# Finding the Sum of non-empty fields for Statistical Linear Regression

Hello everyone,

I am developing a model to look at business income by month and want to attempt to apply a trend analysis to predict the next months income. I have a test database I will share.

The table contains 2 important fields - the amount and the period. The amount contains the income during the specific period. I have other calculation fields that are used in the final linear regression formula.

Y Intercept = b =  ( ( Sum X^2 ) ( Sum Y ) - (Sum X ) ( Sum XY ) )  /  n ( Sum X ^ 2 ) - ( Sum X ) ^ 2 )

Slope = m = n ( ( Sum of X*Y ) - ( Sum of X ) * ( Sum of Y ) ) / n ( Sum of X^2 ) - ( Sum of X ) ^ 2

X Intercept = Y = m * x + b

Here the x intercept would be plotted on a graph as the trend line compared to the amount.
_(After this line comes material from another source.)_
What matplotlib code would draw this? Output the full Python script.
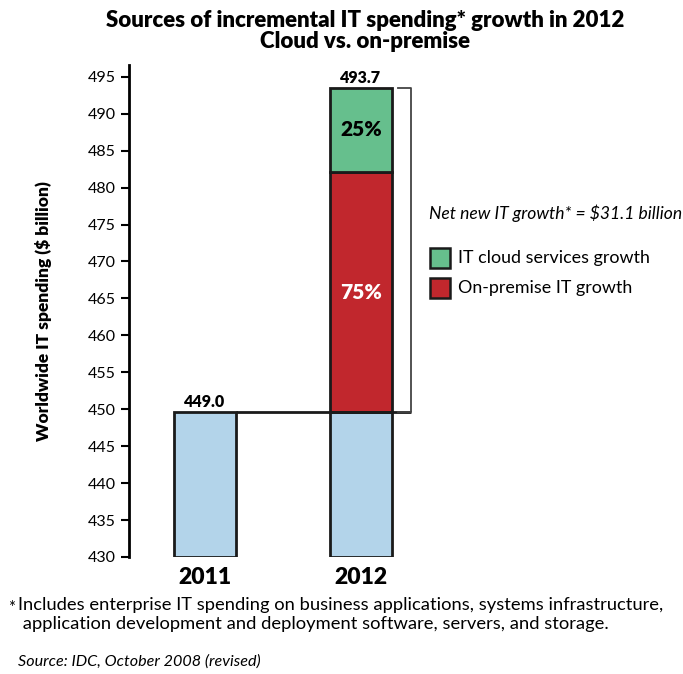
import matplotlib.pyplot as plt
from matplotlib.patches import Rectangle

# Datos
years = ['2011', '2012']
base_values = [449.6, 449.6]       # gasto base (barra azul)
onprem_growth = [0, 32.5]          # crecimiento on-premise (rojo)
cloud_growth = [0, 11.4]           # crecimiento cloud (verde)
top_labels = ['449.0', '493.7']
share_labels = ['75%', '25%']

blue = '#b3d4ea'
red = '#c1272d'
green = '#66bf8d'

plt.rcParams['font.family'] = ['Lato', 'DejaVu Sans']

fig = plt.figure(figsize=(6.83, 6.74), dpi=100)
ax = fig.add_axes([0.189, 0.1736, 0.411, 0.730])

x = [0, 1]
width = 0.4
ymin = 430
base_h = [b - ymin for b in base_values]
ax.bar(x, base_h, width, bottom=ymin, color=blue, edgecolor='#1a1a1a', linewidth=2, zorder=2)
onprem_bottom = base_values
ax.bar(x[1], onprem_growth[1], width, bottom=onprem_bottom[1], color=red,
       edgecolor='#1a1a1a', linewidth=2, zorder=2)
cloud_bottom = base_values[1] + onprem_growth[1]
ax.bar(x[1], cloud_growth[1], width, bottom=cloud_bottom, color=green,
       edgecolor='#1a1a1a', linewidth=2, zorder=2)

total_2012 = cloud_bottom + cloud_growth[1]

# Línea horizontal de conexión
ax.plot([x[0] + width / 2, 1.32], [base_values[0], base_values[0]], color='#1a1a1a',
        lw=2, zorder=3, clip_on=False, solid_capstyle='butt')

# Corchete
bx = 1.32
ax.plot([bx - 0.08, bx, bx, bx - 0.08], [total_2012, total_2012, base_values[1], base_values[1]],
        color='#444444', lw=1.3, clip_on=False, zorder=3)

# Etiquetas de valores
ax.text(x[0], base_values[0] + 0.3, top_labels[0], ha='center', va='bottom',
        fontsize=11.5, fontweight='heavy')
ax.text(x[1], total_2012 + 0.3, top_labels[1], ha='center', va='bottom',
        fontsize=11.5, fontweight='heavy')
ax.text(x[1], base_values[1] + onprem_growth[1] / 2, share_labels[0], ha='center', va='center',
        fontsize=15, fontweight='heavy', color='white')
ax.text(x[1], cloud_bottom + cloud_growth[1] / 2, share_labels[1], ha='center', va='center',
        fontsize=15, fontweight='heavy', color='black')

ax.set_xlim(-0.487, 1.314)
ax.set_ylim(ymin, 496.6)
ax.set_yticks(range(430, 496, 5))
ax.set_xticks(x)
ax.set_xticklabels(years, fontsize=16.5, fontweight='heavy')
ax.tick_params(axis='x', length=0, pad=7)
ax.tick_params(axis='y', labelsize=11.5, length=6, width=1.5, direction='out')
for s in ['top', 'right', 'bottom']:
    ax.spines[s].set_visible(False)
ax.spines['left'].set_linewidth(2)
ax.spines['left'].set_bounds(ymin, 496.6)

ax.set_ylabel('Worldwide IT spending ($ billion)', fontsize=12.5, fontweight='heavy', labelpad=26)

# Título
fig.text(0.535, 0.985, 'Sources of incremental IT spending* growth in 2012\nCloud vs. on-premise',
         ha='center', va='top', fontsize=16, fontweight='heavy', linespacing=1.0)

# Anotación y leyenda
fig.text(429 / 683, 1 - 213 / 674, 'Net new IT growth* = $31.1 billion', ha='left', va='center',
         fontsize=12.6, style='italic')
legend_items = [('IT cloud services growth', green), ('On-premise IT growth', red)]
for i, (lab, col) in enumerate(legend_items):
    yc = 258 + i * 30
    fig.patches.append(Rectangle((430 / 683, 1 - (yc + 10) / 674), 20 / 683, 20 / 674,
                                 transform=fig.transFigure, facecolor=col,
                                 edgecolor='#1a1a1a', linewidth=1.8))
    fig.text(458 / 683, 1 - yc / 674, lab, ha='left', va='center', fontsize=12.9)

# Notas
fig.text(8 / 683, 1 - 600 / 674, '*', ha='left', va='top', fontsize=12)
fig.text(18 / 683, 1 - 597 / 674, 'Includes enterprise IT spending on business applications, systems infrastructure,\n'
         ' application development and deployment software, servers, and storage.',
         ha='left', va='top', fontsize=13.2, linespacing=1.2)
fig.text(18 / 683, 1 - 662 / 674, 'Source: IDC, October 2008 (revised)', ha='left', va='center',
         fontsize=11.6, style='italic')

plt.savefig('out.png', dpi=100)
Period (X)       1      2      3      4      5      6

Amount (Y)     4      4      3      4      8      10

X Intercept      2   3.3     4.7   6.1   7.4    8.8

The problem I have is if I add a record with an empty amount :

Period (X)       1      2      3      4      5      6      7

Amount (Y)     4      4      3      4      8      10

X Intercept      2   3.3     4.7   6.1   7.4    8.8   4

What I want :

If you see in the example file, the graph does not work with an additional blank field, which is what I need because I want to visualize the graph for the future. This is because I am making a summery of certain fields that now contain non-zero information, specifically :

forecast_sum_x  =  Total of Period

forecast_n           =  count of ID

I can create a related table and use a calculation to find these values (which is how I came up with the 3rd graph above), but then I cannot apply the trend to a found set - it is using the entire set of field information from the self-join relationship.

So, I need to be able to summarize the fields that are not empty for forecast_n and forecast_sum_x in order for it to work properly, and it doesn't appear I can use a related table for that information, unless I am missing something.

Any ideas would greatly be appreciated.

Thanks!

Jared

# 1. Re: Finding the Sum of non-empty fields for Statistical Linear Regression

Just took a quick look. Things to consider:

ExecuteSQL

The limits of FileMaker charting.

# 2. Re: Finding the Sum of non-empty fields for Statistical Linear Regression

Is ExecuteSQL limited by a found set? Eventually I want to only compare income on a month-by-month basis. My initial impression of Execute SQL is that it would apply the calculation to the entire set and not to the specific set I want to analyze. I'm probably mistaken though. I'll need to look further into it.

# 3. Re: Finding the Sum of non-empty fields for Statistical Linear Regression

ExecuteSQL is independent of a found set but you can use it to fill in data in a separate table quickly. ExecuteQSL essentially can define its own found set in the query.

Another idea that comes to mind is having a special record generated that will always be added the found set and forced to sort to the last record and that can hold your predicted values. The record could be deleted after the comparison is done. If there is no value it will not be on the chart.

Charting with Filemaker's native tools is not always the best. I know many people use web viewers and Javascript charting because it has more flexibility. I avoid the FM native chart tool. It is slow and clunky.